Invariant Federated Learning for Edge Intelligence: Mitigating Heterogeneity and Asynchrony via Exit Strategy and Invariant Penalty
Ziruo Hao, Zhenhua Cui, Tao Yang, Bo Hu, Xiaofeng Wu, Hui Feng
TL;DR
This work tackles heterogeneity and asynchrony in edge federated learning by introducing an exit strategy for aberrant clients and a FedIPG framework that enforces parameter invariance via a penalty term grounded in parameter orthogonality. By decomposing client parameters into invariant $w^I$ and heterogeneous $w^e_i$ components and minimizing $R_i(w) + \lambda \|\langle \nabla R_i(w), w \rangle\|^2$, the approach promotes stable global learning and improved OOD generalization. The authors provide theoretical analyses on contributions, generalization bounds, and convergence, and validate the method on multiple datasets with varying scales, demonstrating enhanced ID and OOD performance and hints of causal robustness. The proposed exit mechanism also reallocates communication toward better-equipped clients, improving convergence speed without increasing communication overhead.
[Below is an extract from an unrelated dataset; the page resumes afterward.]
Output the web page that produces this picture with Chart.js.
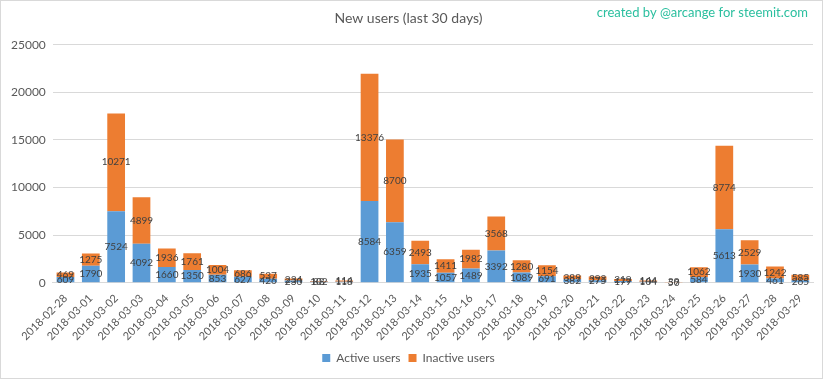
<!DOCTYPE html>
<html>
<head>
<meta charset="utf-8">
<script src="https://cdn.jsdelivr.net/npm/chart.js@4/dist/chart.umd.min.js"></script>
<style>
html,body{margin:0;padding:0;background:#fff;}
#wrap{width:823px;height:379px;position:relative;}
canvas{display:block;}
</style>
</head>
<body>
<div id="wrap"><canvas id="c" width="823" height="379"></canvas></div>
<script>
const dates = ["2018-02-28","2018-03-01","2018-03-02","2018-03-03","2018-03-04","2018-03-05","2018-03-06","2018-03-07","2018-03-08","2018-03-09","2018-03-10","2018-03-11","2018-03-12","2018-03-13","2018-03-14","2018-03-15","2018-03-16","2018-03-17","2018-03-18","2018-03-19","2018-03-20","2018-03-21","2018-03-22","2018-03-23","2018-03-24","2018-03-25","2018-03-26","2018-03-27","2018-03-28","2018-03-29"];
const activeUsers = [609,1790,7524,4092,1660,1350,853,627,426,230,102,118,8584,6359,1935,1057,1489,3392,1089,691,382,275,179,104,50,584,5613,1930,461,265];
const inactiveUsers = [469,1275,10271,4899,1936,1761,1004,686,537,234,88,114,13376,8700,2493,1411,1982,3568,1280,1154,389,393,219,144,39,1062,8774,2529,1242,585];
const yTicks = [0,5000,10000,15000,20000,25000];

const FONT = "Lato, 'Open Sans', sans-serif";

const labelPlugin = {
  id: 'segLabels',
  afterDatasetsDraw(chart) {
    const ctx = chart.ctx;
    ctx.save();
    ctx.font = "10px " + FONT;
    ctx.fillStyle = "#404040";
    ctx.textAlign = "center";
    ctx.textBaseline = "middle";
    chart.data.datasets.forEach((ds, di) => {
      const meta = chart.getDatasetMeta(di);
      meta.data.forEach((bar, i) => {
        const y = (bar.y + bar.base) / 2;
        ctx.fillText(String(ds.data[i]), bar.x, y);
      });
    });
    ctx.restore();
  }
};

const framePlugin = {
  id: 'frame',
  afterDraw(chart) {
    const ctx = chart.ctx;
    ctx.save();
    ctx.strokeStyle = "#d9d9d9";
    ctx.lineWidth = 1;
    ctx.strokeRect(0.5, 0.5, chart.width - 1, chart.height - 1);
    ctx.font = "13px " + FONT;
    ctx.fillStyle = "#2bbf9f";
    ctx.textAlign = "right";
    ctx.textBaseline = "middle";
    ctx.fillText("created by @arcange for steemit.com", 808, 13);
    ctx.restore();
  }
};

new Chart(document.getElementById('c'), {
  type: 'bar',
  data: {
    labels: dates,
    datasets: [
      { label: 'Active users', data: activeUsers, backgroundColor: '#5b9bd5', categoryPercentage: 1.0, barPercentage: 0.7 },
      { label: 'Inactive users', data: inactiveUsers, backgroundColor: '#ed7d31', categoryPercentage: 1.0, barPercentage: 0.7 }
    ]
  },
  options: {
    responsive: false,
    animation: false,
    devicePixelRatio: 1,
    layout: { padding: { left: 4, right: 10, top: 4, bottom: 5 } },
    plugins: {
      title: { display: true, text: 'New users (last 30 days)', color: '#595959', font: { family: FONT, size: 14, weight: 'normal' }, padding: { top: 6, bottom: 18 } },
      legend: { position: 'bottom', labels: { color: '#595959', font: { family: FONT, size: 12 }, boxWidth: 8, boxHeight: 8, padding: 8 } },
      tooltip: { enabled: false }
    },
    scales: {
      x: {
        stacked: true,
        grid: { display: false },
        border: { color: '#d9d9d9' },
        ticks: { color: '#595959', font: { family: FONT, size: 11 }, minRotation: 45, maxRotation: 45, autoSkip: false, padding: 1 }
      },
      y: {
        stacked: true,
        min: 0, max: 25000,
        afterBuildTicks(scale) { scale.ticks = yTicks.map(v => ({ value: v })); },
        grid: { color: '#d9d9d9', drawTicks: false },
        border: { display: false },
        ticks: { color: '#595959', font: { family: FONT, size: 12 }, padding: 7, callback: v => String(v) }
      }
    }
  },
  plugins: [labelPlugin, framePlugin]
});
</script>
</body>
</html>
Overall, FedIPG offers a practical, theory-backed solution for robust edge FL under heterogeneity and asynchronous environments.
Abstract
This paper provides an invariant federated learning system for resource-constrained edge intelligence. This framework can mitigate the impact of heterogeneity and asynchrony via exit strategy and invariant penalty. We introduce parameter orthogonality into edge intelligence to measure the contribution or impact of heterogeneous and asynchronous clients. It is proved in this paper that the exit of abnormal edge clients can guarantee the effect of the model on most clients. Meanwhile, to ensure the models' performance on exited abnormal clients and those who lack training resources, we propose Federated Learning with Invariant Penalty for Generalization (FedIPG) by constructing the approximate orthogonality of the invariant parameters and the heterogeneous parameters. Theoretical proof shows that FedIPG reduces the Out-Of-Distribution prediction loss without increasing the communication burden. The performance of FedIPG combined with an exit strategy is tested empirically in multiple scales using four datasets. It shows our system can enhance In-Distribution performance and outperform the state-of-the-art algorithm in Out-Of-Distribution generalization while maintaining model convergence. Additionally, the results of the visual experiment prove that FedIPG contains preliminary causality in terms of ignoring confounding features.